Lynch pulled up a slide that showed foreclosure properties in the region. Blaming sub-prime loans, Lynch said, “In a lot of cases, the forclosing lender is not the originginal lender. Many are out of business, and I’ve seen loans assigned up to seven times, each at a higher interest rate.” Many of the loans on Lynch’s chart started with interest rates around 11%, but most ended up at 18%, making payments impossible for many homeowners.
“Mortgage brokers played a huge role in this,” Lynch said.
Lynch stated that, as a region, we would see foreclosures go down in the next few months, but warned that the numbers won’t be reflective of an up-tick in people’s ability to pay their loans. “As of September 1st, banks have to give 90 days to homeowners who are suffering under sub-prime, high-cost, non-conventional loans,” she explained.
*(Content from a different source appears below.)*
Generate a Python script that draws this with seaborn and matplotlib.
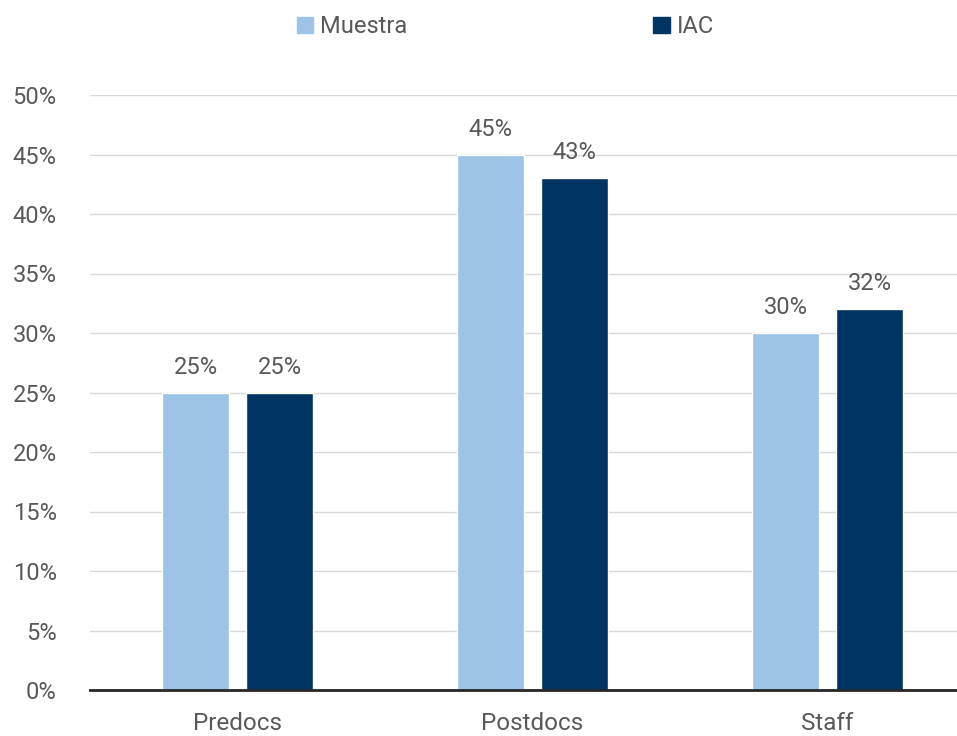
import pandas as pd
import numpy as np
import matplotlib.pyplot as plt
import seaborn as sns

# data
categories = ["Predocs", "Postdocs", "Staff"]
series = ["Muestra", "IAC"]
muestra = [25, 45, 30]
iac = [25, 43, 32]

colors = ["#9DC3E6", "#003462"]
text_color = "#595959"

df = pd.DataFrame({
    "cat": categories * 2,
    "serie": [series[0]] * 3 + [series[1]] * 3,
    "val": muestra + iac,
})

sns.set_style("white")
plt.rcParams['font.family'] = ['Roboto', 'DejaVu Sans']

fig = plt.figure(figsize=(9.57, 7.36), dpi=100)
ax = fig.add_axes([90 / 957, 1 - 690 / 736, 885 / 957, (690 - 95) / 736])

sns.barplot(data=df, x="cat", y="val", hue="serie", palette=colors,
            width=0.57, gap=0.214, ax=ax, legend=False, saturation=1)

ax.set_xlim(-0.5, 2.5)
ax.set_ylim(0, 50)
ax.set_yticks(np.arange(0, 51, 5))
ax.set_yticklabels([f"{v}%" for v in range(0, 51, 5)])
ax.yaxis.grid(True, color="#D9D9D9", linewidth=1)
ax.set_axisbelow(True)
for s in ["top", "right", "left"]:
    ax.spines[s].set_visible(False)
ax.spines["bottom"].set_color("#262626")
ax.spines["bottom"].set_linewidth(2)
ax.set_xlabel("")
ax.set_ylabel("")
ax.tick_params(axis="x", length=0, labelsize=17.5, colors=text_color, pad=16)
ax.tick_params(axis="y", length=0, labelsize=17, colors=text_color, pad=24)

for cont in ax.containers:
    ax.bar_label(cont, labels=[f"{v:.0f}%" for v in cont.datavalues],
                 padding=10, fontsize=17, color=text_color)

handles = [plt.Rectangle((0, 0), 1, 1, color=c) for c in colors]
fig.legend(handles, series, loc="upper center", bbox_to_anchor=(0.528, 1.008),
           ncol=2, frameon=False, fontsize=17, labelcolor=text_color,
           handlelength=0.7, handleheight=0.7, handletextpad=0.3,
           columnspacing=10.4)

fig.savefig("out.png", dpi=100)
She went on to say that under new legislation, lenders and servicers must come up with at least 5 area housing counselors to help borrowers. “And borrowers must be told they’re entitled to a settlement conference,” Lynch said, noting that all too often, the bank shows up in court in delinquent loan cases, but the homeowner doesn’t.
With 4,700 homes coming up for auction in the City of Buffalo, the entire task force team is faced with getting homeowners to stay put and work out financial plans. Getting the word out is the hardest part it seems, though there are auxiliary services to help homeowners such as the WNYLC, Homefront and a host of city agencies.
A representative from Congressman Brian Higgin’s office, Bonnie Lockwood said, “Cookie cutter formulas don’t work for our area. This isn’t about ‘poor people got mortgages.’ We got hit first, and it’s harder to come out.”